Although I appreciated my father’s attempt to keep me interested, I wasn’t. I had a friend who also took lessons from the same piano teacher and she hated them, too. One snowy night she and I concocted a plan to lock our teacher out of our homes. When he rang the bell, I threw myself under the bay window in the front of our house and lay flat against the wall so he couldn’t see me. My friend kept to our plan and locked him out, too. We were so proud we pulled it off and happy we didn’t have to have our lessons that night.

A few days later, the piano teacher called to say he wouldn’t be teaching me anymore. Although I felt a little guilty about locking him out on such a snowy night, I was really glad I didn’t have to take any more lessons.
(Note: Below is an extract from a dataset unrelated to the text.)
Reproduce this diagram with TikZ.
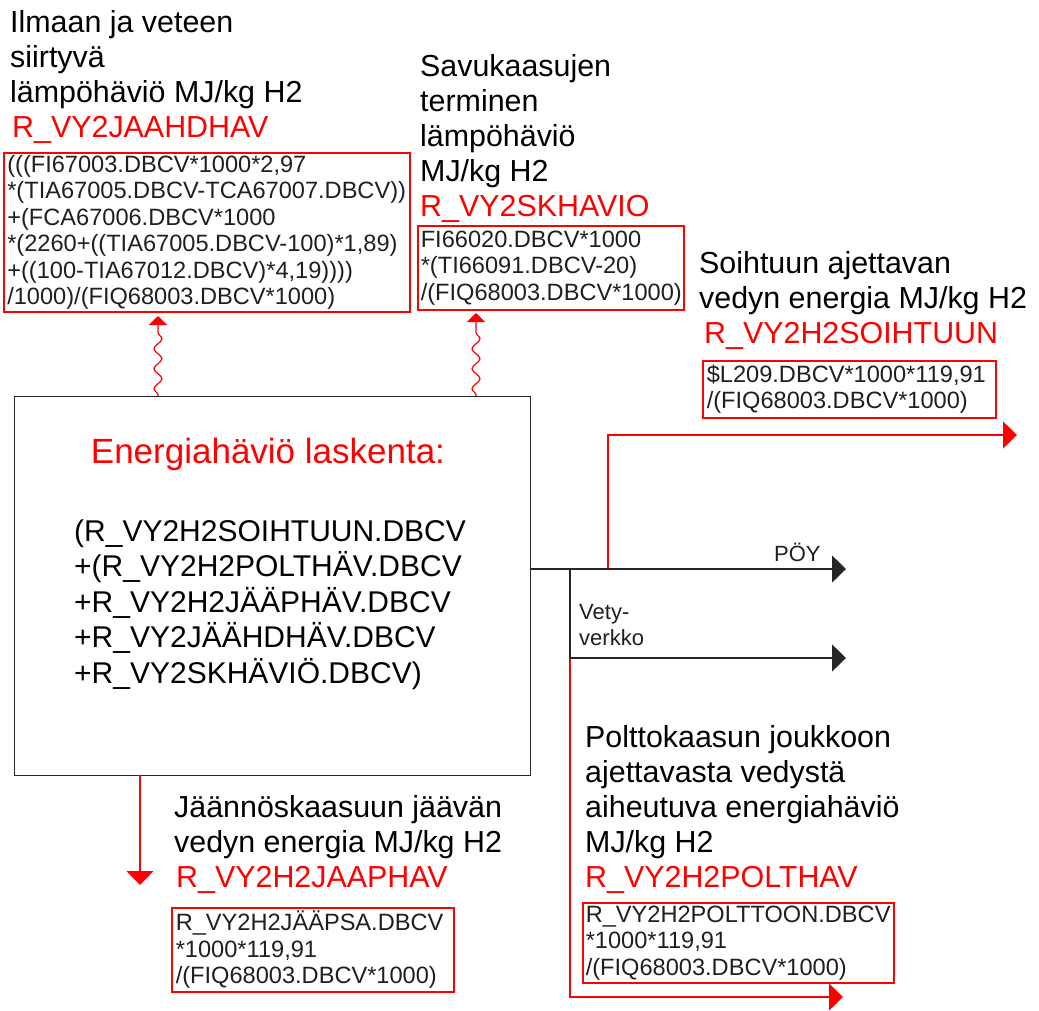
\documentclass[tikz,border=0pt]{standalone}
\usepackage{fontspec}
\setmainfont{Liberation Sans}
\usetikzlibrary{arrows.meta,decorations.pathmorphing}
\newcommand\lstrut{\rule{0pt}{28pt}}
\newcommand\sstrut{\rule{0pt}{20pt}}
\exhyphenpenalty=10000
\hyphenpenalty=10000
\begin{document}
\begin{tikzpicture}[x=1pt,y=-1pt,
  lab/.style={anchor=north west,inner sep=0pt,align=left,font=\fontsize{30.4}{35}\selectfont},
  formula/.style={draw=red,line width=1.6pt,anchor=north west,inner ysep=0pt,align=left,
    text=black!88,font=\fontsize{23.6}{26.5}\selectfont},
  blk/.style={black!85,line width=1.4pt,-{Triangle[width=27pt,length=14pt]}},
  rd/.style={red,line width=1.4pt,-{Triangle[width=27pt,length=14pt]}},
  wavy/.style={red,line width=1.2pt,decorate,
    decoration={snake,amplitude=4pt,segment length=20pt,post length=10pt,pre length=1pt},
    -{Triangle[width=18pt,length=9pt]}},
  small/.style={inner sep=0pt,font=\fontsize{22}{26}\selectfont,text=black!88}
]
\useasboundingbox (0,0) rectangle (1039,1010);

% main box
\node[draw=black!85,line width=1.4pt,anchor=north west,minimum width=516pt,minimum height=379pt,inner sep=0pt] (main) at (14,396) {};
\node[anchor=base,inner sep=0pt,text=red,font=\fontsize{35}{40}\selectfont] (title) at (268,463) {Energiahäviö laskenta:};
\node[anchor=north west,inner sep=0pt,align=left,font=\fontsize{30}{35.5}\selectfont] (sum) at (74,513)
 {\lstrut(R\_VY2H2SOIHTUUN.DBCV\\{}+(R\_VY2H2POLTHÄV.DBCV\\{}+R\_VY2H2JÄÄPHÄV.DBCV\\{}+R\_VY2JÄÄHDHÄV.DBCV\\{}+R\_VY2SKHÄVIÖ.DBCV)};

% labels
\node[lab] (l1) at (10,4) {\lstrut Ilmaan ja veteen\\siirtyvä\\lämpöhäviö MJ/kg H2\\\textcolor{red}{\hspace*{2pt}R\_VY2JAAHDHAV}};
\node[lab] (l2) at (420,48) {\lstrut Savukaasujen\\terminen\\lämpöhäviö\\MJ/kg H2\\\textcolor{red}{R\_VY2SKHAVIO}};
\node[lab] (l3) at (699,245) {\lstrut Soihtuun ajettavan\\vedyn energia MJ/kg H2\\\textcolor{red}{\hspace*{5pt}R\_VY2H2SOIHTUUN}};
\node[lab] (l4) at (174,789) {\lstrut Jäännöskaasuun jäävän\\vedyn energia MJ/kg H2\\\textcolor{red}{\hspace*{2pt}R\_VY2H2JAAPHAV}};
\node[lab] (l5) at (585,719) {\lstrut Polttokaasun joukkoon\\ajettavasta vedystä\\aiheutuva energiahäviö\\MJ/kg H2\\\textcolor{red}{R\_VY2H2POLTHAV}};

% formula boxes
\node[formula,inner xsep=3.5pt,minimum width=406pt,minimum height=159pt,text width=399pt] (f1) at (3,152)
 {(((FI67003.DBCV*1000*2,97\\{}*(TIA67005.DBCV-TCA67007.DBCV))\\{}+(FCA67006.DBCV*1000\\{}*(2260+((TIA67005.DBCV-100)*1,89)\\{}+((100-TIA67012.DBCV)*4,19))))\\{}/1000)/(FIQ68003.DBCV*1000)};
\node[formula,inner xsep=3pt,minimum width=266pt,minimum height=84pt,text width=260pt] (f2) at (417,225)
 {FI66020.DBCV*1000\\{}*(TI66091.DBCV-20)\\{}/(FIQ68003.DBCV*1000)};
\node[formula,inner xsep=4pt,minimum width=293pt,minimum height=57pt,text width=285pt,font=\fontsize{23.6}{25.5}\selectfont] (f3) at (702,360)
 {\$L209.DBCV*1000*119,91\\{}/(FIQ68003.DBCV*1000)};
\node[formula,inner xsep=4pt,minimum width=282pt,minimum height=84pt,text width=274pt] (f4) at (171,907)
 {R\_VY2H2JÄÄPSA.DBCV\\{}*1000*119,91\\{}/(FIQ68003.DBCV*1000)};
\node[formula,inner xsep=3pt,minimum width=311pt,minimum height=80pt,text width=305pt] (f5) at (582,902)
 {R\_VY2H2POLTTOON.DBCV\\{}*1000*119,91\\{}/(FIQ68003.DBCV*1000)};

% small labels
\node[small,anchor=base west] (poyl) at (774,561) {PÖY};
\node[small,anchor=north west,align=left] (vetyl) at (579,599) {\sstrut Vety-\\verkko};

% coordinates
\coordinate (mainR) at (530,569);
\coordinate (split1) at (608,569);
\coordinate (split2) at (570,569);
\coordinate (vetyC) at (570,658);
\coordinate (poyE) at (846,569);
\coordinate (soiE) at (1017,435);
\coordinate (vetyE) at (846,658);
\coordinate (poltE) at (843,997);
\coordinate (mainB) at (140,775);
\coordinate (jaaE) at (140,885);
\coordinate (w1s) at (158,396);
\coordinate (w1e) at (158,316);
\coordinate (w2s) at (476,396);
\coordinate (w2e) at (476,313);

% connectors
\draw[rd] (split1) |- (soiE);
\draw[rd] (vetyC) |- (poltE);
\draw[blk] (mainR) -- (poyE);
\draw[blk] (split2) |- (vetyE);
\draw[rd] (mainB) -- (jaaE);
\draw[wavy] (w1s) -- (w1e);
\draw[wavy] (w2s) -- (w2e);
\end{tikzpicture}
\end{document}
My mother is and always has been a very beautiful woman. She has fabulous red hair, perfect fair skin, and a gorgeous sprinkle of freckles. Her father was from Sweden and her mother was born in Pennsylvania and was of French and German descent, so my mother’s look is striking. My mother is very soft-spoken, can be very funny, is self-reliant, full of common sense, loves fashion, and has a real stubborn streak. She studied nursing in New York and was a practicing OR nurse for a number of years until my brother, Jimmy, was born and she decided to become a stay-at-home mom.

As far back as I can remember, I’ve had a definite and clear picture of what I wanted to do with my life. Although I was painfully shy as a child, I came out of my shell whenever I was acting, singing, dancing, and making believe that I was someone else. Playing games of make-believe was just the way I played. I loved to put my parents’ musical sound tracks on the record player and listen to songs from Broadway shows and old movies so I could sing and dance along. I loved Pal Joey, Oklahoma!, Golden Boy, and Damn Yankees, just to name a few. In fact, the first song I can remember performing for my family was Whatever Lola Wants, Lola Gets from the original sound track of Damn Yankees. I was three. That’s how we knew I’d grow up to play Erica Kane. To be certain, I was a totally different kid when I would perform. The stage was where I wanted to be, and when you’re a little girl with a vivid and active imagination, all the world is a stage.
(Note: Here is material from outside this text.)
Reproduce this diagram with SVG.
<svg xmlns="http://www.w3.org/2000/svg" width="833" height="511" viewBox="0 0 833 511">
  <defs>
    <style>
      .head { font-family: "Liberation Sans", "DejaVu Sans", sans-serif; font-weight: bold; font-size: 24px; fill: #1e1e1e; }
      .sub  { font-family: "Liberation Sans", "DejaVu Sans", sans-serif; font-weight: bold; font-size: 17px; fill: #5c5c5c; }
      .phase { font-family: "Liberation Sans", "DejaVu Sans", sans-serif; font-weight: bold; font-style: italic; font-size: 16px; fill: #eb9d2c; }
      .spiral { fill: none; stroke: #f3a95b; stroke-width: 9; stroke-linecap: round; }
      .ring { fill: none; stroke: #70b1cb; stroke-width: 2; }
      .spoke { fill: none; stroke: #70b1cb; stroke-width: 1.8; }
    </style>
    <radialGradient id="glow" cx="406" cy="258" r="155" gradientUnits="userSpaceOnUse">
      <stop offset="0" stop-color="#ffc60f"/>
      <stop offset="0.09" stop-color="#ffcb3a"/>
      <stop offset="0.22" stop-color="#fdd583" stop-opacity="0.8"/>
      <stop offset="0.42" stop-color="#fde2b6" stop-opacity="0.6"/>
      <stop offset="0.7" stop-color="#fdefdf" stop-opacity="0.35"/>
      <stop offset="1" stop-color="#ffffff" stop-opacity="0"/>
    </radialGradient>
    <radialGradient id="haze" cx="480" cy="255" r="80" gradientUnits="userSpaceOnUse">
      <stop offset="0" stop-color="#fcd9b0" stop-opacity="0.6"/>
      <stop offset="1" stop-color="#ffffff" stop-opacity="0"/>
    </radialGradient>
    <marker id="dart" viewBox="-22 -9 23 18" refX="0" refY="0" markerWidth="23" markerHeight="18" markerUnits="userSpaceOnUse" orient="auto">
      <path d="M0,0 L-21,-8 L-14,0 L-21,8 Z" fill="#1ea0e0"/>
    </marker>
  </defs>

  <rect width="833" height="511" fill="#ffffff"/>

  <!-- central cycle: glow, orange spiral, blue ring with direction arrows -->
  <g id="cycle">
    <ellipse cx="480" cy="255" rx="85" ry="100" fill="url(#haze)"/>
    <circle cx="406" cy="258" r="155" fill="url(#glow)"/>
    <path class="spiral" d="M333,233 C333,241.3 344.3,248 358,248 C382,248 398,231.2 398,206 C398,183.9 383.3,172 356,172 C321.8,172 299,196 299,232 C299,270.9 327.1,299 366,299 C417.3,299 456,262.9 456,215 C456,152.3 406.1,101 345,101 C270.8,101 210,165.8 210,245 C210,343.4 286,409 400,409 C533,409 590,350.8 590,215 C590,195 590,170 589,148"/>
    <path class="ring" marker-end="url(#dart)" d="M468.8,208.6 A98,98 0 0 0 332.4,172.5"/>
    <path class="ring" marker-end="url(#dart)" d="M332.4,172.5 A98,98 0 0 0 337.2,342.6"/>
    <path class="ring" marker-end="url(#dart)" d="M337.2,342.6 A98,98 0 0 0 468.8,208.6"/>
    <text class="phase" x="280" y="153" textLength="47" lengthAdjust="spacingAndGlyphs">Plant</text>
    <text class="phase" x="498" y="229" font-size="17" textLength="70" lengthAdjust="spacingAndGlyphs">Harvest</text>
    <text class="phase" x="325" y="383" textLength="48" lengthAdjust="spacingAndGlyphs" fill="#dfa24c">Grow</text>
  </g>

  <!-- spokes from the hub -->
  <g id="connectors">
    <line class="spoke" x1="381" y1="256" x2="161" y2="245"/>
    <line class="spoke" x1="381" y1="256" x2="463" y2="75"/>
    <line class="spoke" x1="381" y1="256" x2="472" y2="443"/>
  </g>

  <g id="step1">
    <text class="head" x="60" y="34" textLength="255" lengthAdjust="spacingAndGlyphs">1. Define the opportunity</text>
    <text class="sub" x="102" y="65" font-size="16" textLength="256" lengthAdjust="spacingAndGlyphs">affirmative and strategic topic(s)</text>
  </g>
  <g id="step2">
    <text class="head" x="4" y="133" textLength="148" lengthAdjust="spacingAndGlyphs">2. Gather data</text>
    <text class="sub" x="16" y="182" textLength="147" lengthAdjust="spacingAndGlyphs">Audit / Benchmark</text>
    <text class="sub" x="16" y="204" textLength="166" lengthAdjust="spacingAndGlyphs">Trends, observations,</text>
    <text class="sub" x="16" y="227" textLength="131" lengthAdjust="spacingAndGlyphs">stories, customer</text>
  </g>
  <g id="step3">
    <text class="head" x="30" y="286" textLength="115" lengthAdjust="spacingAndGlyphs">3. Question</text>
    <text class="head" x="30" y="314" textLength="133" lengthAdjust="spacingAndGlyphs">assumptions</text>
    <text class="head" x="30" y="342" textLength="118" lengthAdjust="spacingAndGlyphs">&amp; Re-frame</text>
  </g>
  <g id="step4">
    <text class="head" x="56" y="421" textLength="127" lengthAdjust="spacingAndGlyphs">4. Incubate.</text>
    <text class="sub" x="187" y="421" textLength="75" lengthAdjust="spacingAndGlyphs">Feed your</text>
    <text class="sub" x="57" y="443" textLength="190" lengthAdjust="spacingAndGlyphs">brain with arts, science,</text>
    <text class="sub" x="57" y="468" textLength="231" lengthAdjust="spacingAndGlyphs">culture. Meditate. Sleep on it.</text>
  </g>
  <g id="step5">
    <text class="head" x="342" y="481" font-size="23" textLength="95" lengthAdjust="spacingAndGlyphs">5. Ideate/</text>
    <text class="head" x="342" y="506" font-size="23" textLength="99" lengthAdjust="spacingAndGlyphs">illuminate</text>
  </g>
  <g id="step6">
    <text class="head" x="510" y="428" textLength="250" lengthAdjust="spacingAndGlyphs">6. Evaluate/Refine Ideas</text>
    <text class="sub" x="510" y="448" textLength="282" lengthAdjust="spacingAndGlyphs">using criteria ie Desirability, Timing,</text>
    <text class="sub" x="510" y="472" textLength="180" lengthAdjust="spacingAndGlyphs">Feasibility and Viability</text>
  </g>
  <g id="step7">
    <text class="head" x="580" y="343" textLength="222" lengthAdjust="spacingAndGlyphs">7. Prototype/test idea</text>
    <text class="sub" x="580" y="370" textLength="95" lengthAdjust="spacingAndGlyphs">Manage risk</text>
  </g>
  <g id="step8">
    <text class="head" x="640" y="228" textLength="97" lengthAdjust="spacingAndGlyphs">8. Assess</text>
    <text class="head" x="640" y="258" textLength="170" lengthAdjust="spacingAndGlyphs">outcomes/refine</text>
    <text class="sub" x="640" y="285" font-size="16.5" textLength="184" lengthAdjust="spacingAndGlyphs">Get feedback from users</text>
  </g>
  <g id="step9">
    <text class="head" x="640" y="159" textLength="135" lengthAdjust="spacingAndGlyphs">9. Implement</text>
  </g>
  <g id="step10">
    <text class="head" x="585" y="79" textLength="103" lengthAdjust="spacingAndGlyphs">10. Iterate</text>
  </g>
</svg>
At church on Sundays I would fantasize about climbing the stairs to the balcony that overlooked the congregation where the choir sang from, standing on the rail, pushing off, and latching onto one of the many lanterns. In my mind, I’d swing from light to light, high above the ground, until I dropped down onto the altar, where I would regale the congregation (my audience) with my song-anddance numbers. Yes, everyplace I went, I would create a vivid scenario where I could perform—because that’s all I wanted to do.